Any company that attempts short-term "stopgap" measures to reduce labour costs only to be forced to make large-scale public layoffs later "has to be classified as a workforce planning failure", says HR expert Dr John Sullivan.
In a "rant" on the topic, published on US website ere.net, Sullivan says that despite the cyclical nature of the economy, HR and talent managers fail to learn from past experience and "appear to be making it up as they go, all in an attempt to avoid layoffs".
This demonstrates, he says, "why [HR] shouldn't have a seat at the table; they struggle to deal with a predictable and reoccurring problem, economic downturns, and the related need to dramatically cut labour costs".
Sullivan notes that just as retail managers add employees for the busy season and "release" them when demand subsides, HR professionals need to be ready with a plan to hire and develop more people at times when business is good, and to be able to painlessly cut labour costs and "right-size" the organisation when revenues decline.
"Just because they don't occur at the exact same time every year is not an acceptable excuse for being unprepared."
HR too "positively oriented"
The problem with many HR functions, Sullivan says, is that they "are so focused on day-to-day operations and are so 'positively oriented' that frequently they don't even want to think about the periodic need to conduct layoffs".
All other managers in a business routinely face up to the fact that they must periodically reduce costs, he says. "Because the total cost of employees is often 60 per cent of all variable costs within an organisation, it should never come as a surprise that the firm's largest single expense item would be first on the chopping block when revenues decrease."
Sullivan accuses HR departments of trying things "almost at random" (like hiring freezes, voluntary buyouts, and leave without pay), "even though these 'stopgap' methods almost always fail to prevent the ultimate HR failure: large-scale public layoffs that dramatically damage the firm's employer brand image".
When HR is pushed to reduce labour costs, "more times than not, they react emotionally rather than logically, which is a poor substitution for collecting data and figuring out the best ways to cut labour costs without negatively impacting productivity", he says.
Permanent fixes
Instead of an "ad hoc" cost-reduction program every downturn, Sullivan recommends "three effective solutions that enable rapid labour cost containment":
A fixed contingent workforce percentage program. "Where workforce headcount growth and labour cost reductions are both handled through the use of a fixed percentage of labour cost being allocated to contingent labour. This approach uses a combination of variable cost outsourcing contracts and the hiring or releasing of temporary or contract workers to meet the required change in labour costs (Google and Microsoft are benchmark firms)."
A continuous reduction plan. "Under this approach, surplus labour (usually bottom performers and those with obsolete skills) are proactively released each quarter (Cisco is a benchmark firm)."
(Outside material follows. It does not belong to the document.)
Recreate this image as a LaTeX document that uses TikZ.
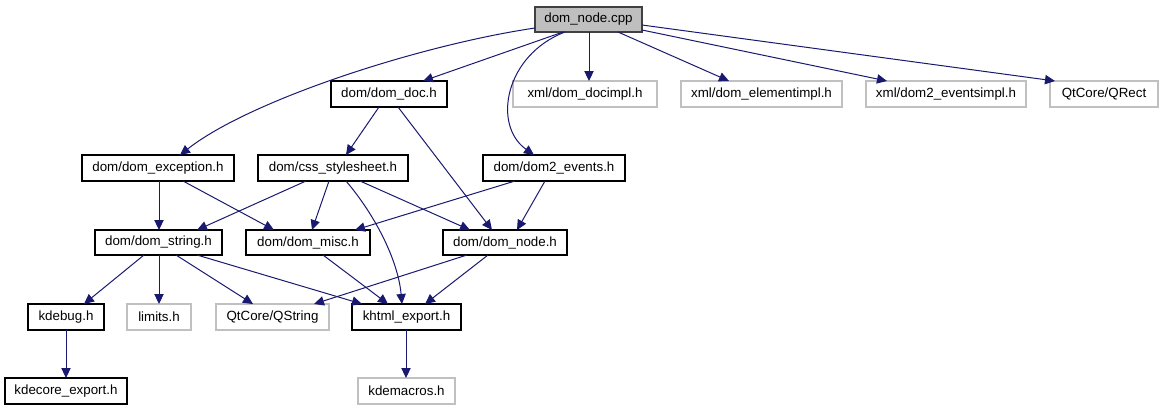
\documentclass[tikz,border=0pt]{standalone}
\usepackage{fontspec}
\setmainfont{Liberation Sans}
\usetikzlibrary{arrows.meta,calc}
\definecolor{edgecol}{HTML}{191970}
\definecolor{ltgray}{HTML}{C0C0C0}
\definecolor{fillgray}{HTML}{BFBFBF}
\definecolor{dkborder}{HTML}{404040}
\newcommand\bx[7]{\node[#1, minimum width={(#5-#3)*0.75pt}, minimum height={(#6-#4)*0.75pt}] (#2) at ({(#3+#5)/2},{(#4+#6)/2}) {#7};}
\begin{document}
\begin{tikzpicture}[x=0.75pt,y=-0.75pt,
  every node/.style={inner sep=0pt, outer sep=0pt, font=\fontsize{10pt}{12pt}\selectfont},
  docbox/.style={draw=black, line width=0.8pt, fill=white},
  undoc/.style={draw=ltgray, line width=0.8pt, fill=white},
  rootbox/.style={draw=dkborder, line width=0.8pt, fill=fillgray},
  edge/.style={draw=edgecol, line width=0.75pt, -{Triangle[length=7.5pt,width=7pt]}}]
\useasboundingbox (0,0) rectangle (1161,411);
\bx{rootbox}{cpp}{535}{7}{642}{32}{dom\_node.cpp}
\bx{docbox}{doc}{331}{81}{447}{107}{dom/dom\_doc.h}
\bx{undoc}{docimpl}{513}{81}{657}{107}{xml/dom\_docimpl.h}
\bx{undoc}{elementimpl}{681}{81}{842}{107}{xml/dom\_elementimpl.h}
\bx{undoc}{eventsimpl}{866}{81}{1026}{107}{xml/dom2\_eventsimpl.h}
\bx{undoc}{qrect}{1050}{81}{1158}{107}{QtCore/QRect}
\bx{docbox}{exception}{82}{155}{234}{181}{dom/dom\_exception.h}
\bx{docbox}{css}{258}{155}{408}{181}{dom/css\_stylesheet.h}
\bx{docbox}{events2}{483}{155}{625}{181}{dom/dom2\_events.h}
\bx{docbox}{string}{95}{230}{222}{255}{dom/dom\_string.h}
\bx{docbox}{misc}{246}{230}{370}{255}{dom/dom\_misc.h}
\bx{docbox}{nodeh}{443}{230}{567}{255}{dom/dom\_node.h}
\bx{docbox}{kdebug}{28}{304}{104}{330}{kdebug.h}
\bx{undoc}{limits}{127}{304}{191}{330}{limits.h}
\bx{undoc}{qstring}{216}{304}{329}{330}{QtCore/QString}
\bx{docbox}{khtml}{352}{304}{461}{330}{khtml\_export.h}
\bx{docbox}{kdecore}{5}{378}{127}{404}{kdecore\_export.h}
\bx{undoc}{kdemacros}{358}{378}{455}{404}{kdemacros.h}
% edges
\draw[edge] ($(cpp.south west)+(0,-4)$) .. controls (420,45) and (250,100) .. ($(exception.north west)+(98,0)$);
\draw[edge] ($(cpp.south west)+(28,0)$) -- ($(doc.north west)+(92,0)$);
\draw[edge] ($(cpp.south west)+(30,0)$) .. controls (505,55) and (492,125) .. ($(events2.north west)+(51,0)$);
\draw[edge] ($(cpp.south west)+(54,0)$) -- ($(docimpl.north west)+(76,0)$);
\draw[edge] ($(cpp.south west)+(83,0)$) -- ($(elementimpl.north west)+(48,0)$);
\draw[edge] ($(cpp.south east)+(0,-2)$) -- ($(eventsimpl.north west)+(21,0)$);
\draw[edge] ($(cpp.south east)+(0,-7)$) -- ($(qrect.north west)+(5,0)$);
\draw[edge] ($(doc.south west)+(48,0)$) -- ($(css.north west)+(88,0)$);
\draw[edge] ($(doc.south west)+(67,0)$) -- ($(nodeh.north west)+(49,0)$);
\draw[edge] ($(events2.south west)+(32,0)$) -- ($(misc.north west)+(109,0)$);
\draw[edge] ($(events2.south west)+(62,0)$) -- ($(nodeh.north west)+(74,0)$);
\draw[edge] ($(exception.south west)+(77,0)$) -- ($(string.north west)+(64,0)$);
\draw[edge] ($(exception.south west)+(101,0)$) -- ($(misc.north west)+(28,0)$);
\draw[edge] ($(css.south west)+(48,0)$) -- ($(string.north west)+(102,0)$);
\draw[edge] ($(css.south west)+(71,0)$) -- ($(misc.north west)+(66,0)$);
\draw[edge] ($(css.south west)+(88,0)$) .. controls (375,215) and (398,260) .. ($(khtml.north west)+(50,0)$);
\draw[edge] ($(css.south west)+(102,0)$) -- ($(nodeh.north west)+(27,0)$);
\draw[edge] ($(string.south west)+(49,0)$) -- ($(kdebug.north west)+(56,0)$);
\draw[edge] ($(string.south west)+(64,0)$) -- ($(limits.north west)+(32,0)$);
\draw[edge] ($(string.south west)+(81,0)$) -- ($(qstring.north west)+(37,0)$);
\draw[edge] ($(string.south west)+(102,0)$) -- ($(khtml.north west)+(10,0)$);
\draw[edge] ($(misc.south west)+(77,0)$) -- ($(khtml.north west)+(36,0)$);
\draw[edge] ($(nodeh.south west)+(24,0)$) -- ($(qstring.north west)+(98,0)$);
\draw[edge] ($(nodeh.south west)+(45,0)$) -- ($(khtml.north west)+(73,0)$);
\draw[edge] ($(khtml.south west)+(54,0)$) -- ($(kdemacros.north west)+(48,0)$);
\draw[edge] ($(kdebug.south west)+(38,0)$) -- ($(kdecore.north west)+(61,0)$);
\end{tikzpicture}
\end{document}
A SWAP process. "This approach is designed to continually improve your talent pool without changing headcount. Using the SWAP approach, bottom performers and those with skills that are no longer needed are replaced whenever a high potential recruit is found. The net result is an overall increase in productivity and skills with no net increase in headcount (Slide is a benchmark firm here)."
Be pro-active
Sullivan recommends that HR professionals use a simple, two-part process to alert them to warning signs before they need to reduce labour costs:
Identify first-action firms. In every industry, he says, there are repeatable historical patterns where certain companies act first to either reduce their labour costs or increase their hiring. HR professionals should monitor these as well as key economic indicators like unemployment rates, interest rates, or consumer spending rates.
Determine the ideal labour-cost-to-revenue ratio. "If, for every $60,000 in labour costs, there should be $100,000 in revenue (a 6:10 ratio), you know that when the ratio reaches 8:10, it's time to reduce your labour costs. In the opposite direction, when the ratio reaches 4:10, you know it's time to consider new hiring. Alternative ratios include your average revenue per employee and the percentage of all variable costs that are spent on all of the various types of labour."
Other steps HR professionals can take include:
Work with managers to identify jobs that should not be reduced, even when revenues drop. "These 'protected' jobs might include product development and sales. Individuals in these jobs should be informed of their relative job security in order to avoid unnecessary anxiety."
Identify the jobs most likely to be declared 'surplus' whenever revenues and workloads decrease. "Typical jobs that are likely to have surplus employees might include customer service, supply chain, and production employees. There should be an absolute requirement that a fixed percentage of these jobs that have a high potential for becoming 'surplus jobs' will be filled by contingent workers that are more easily released."
Make the internal redeployment and transfer process more proactive. "Not only should the process be sped up, but individuals with key skills should be proactively 'moved' from low priority and low-impact jobs to roles where these employees will have a higher ROI."
Make labour cost-reduction decisions more fact-based and metric-driven. "Whenever any labour cost-reduction program like furloughs or voluntary buyouts are administered, use metrics to assess how effective they really were in cutting overall labour costs, while documenting their impact on morale and productivity. By collecting data, you can avoid implementing expensive stopgap measures that end up causing more harm than good."